Toute la faute consiste à penser que le sentiment vrai est nécessairement instinct, parce qu'alors l'écrivain va puiser les motifs du sentiment dans une immédiateté intérieure qui n'est en vérité que la voix des legs de l'environnement : il ouvre alors sans retenue les vannes d'une rivière qui affleure et abonde, et il ne voit pas qu'elle n'est que superficielle, il considère qu'elle doit être profonde puisque son débit est grand et partagé. La mécanique du roman est à ce prix ; or, je veux la trahir pour la ridiculiser et faire admettre que le plus souvent l'émotion n'y est que copie et variation, sans audace ni ambition d'atteindre au prémice d'un sentiment neuf. Le lecteur aime ce qui lui ressemble, il tolèrerait mal la pensée de l'existence d'un sentiment haut dont il ne sentirait rien, ce qui lui ferait se douter de sa bassesse. Il lit égale il se cherche, il veut se reconnaître, il lui plaît de se trouver dans une intrigue où l'on parle de « héros » sur lequel on focalise l'attention. Il a bientôt l'air lui-aussi de mériter qu'on le distingue, puisqu'il se lit. Il rejette presque-d'emblée un vécu humain dont il n'a pas ressenti le soupçon. L'écrivain livre cela et, s'il a eu du succès, c'est qu'il lui a fait plaisir.
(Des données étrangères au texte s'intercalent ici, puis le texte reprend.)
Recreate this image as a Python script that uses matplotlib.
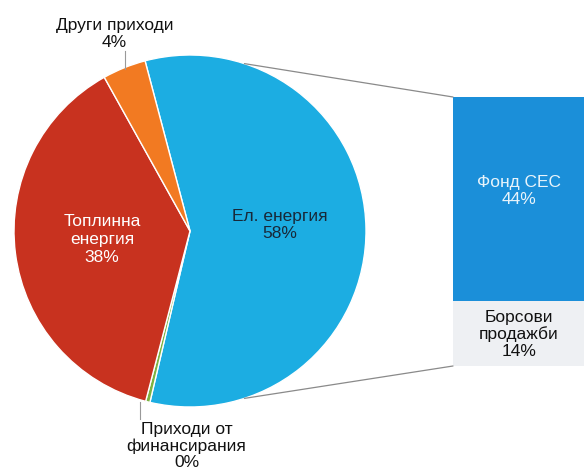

Il est pourtant vrai que le monde entier obéit à la manie d'incantation du déjà-su qu'on répète et transporte dans les conversations, mais on pourrait au moins exiger des artistes qu'ils ne se livrent pas aux tics vulgaires, aux plagiats, aux ragots : c'est ce qu'ils font pourtant, c'est ce qu'ils ont toujours fait, et c'est la raison pour laquelle on ne distingue jamais, d'une société à l'artiste, de distinction si nette qu'il semble que l'artiste ait placé dans la société une sensation ou une émotion qui ne s'y trouvait pas avant lui.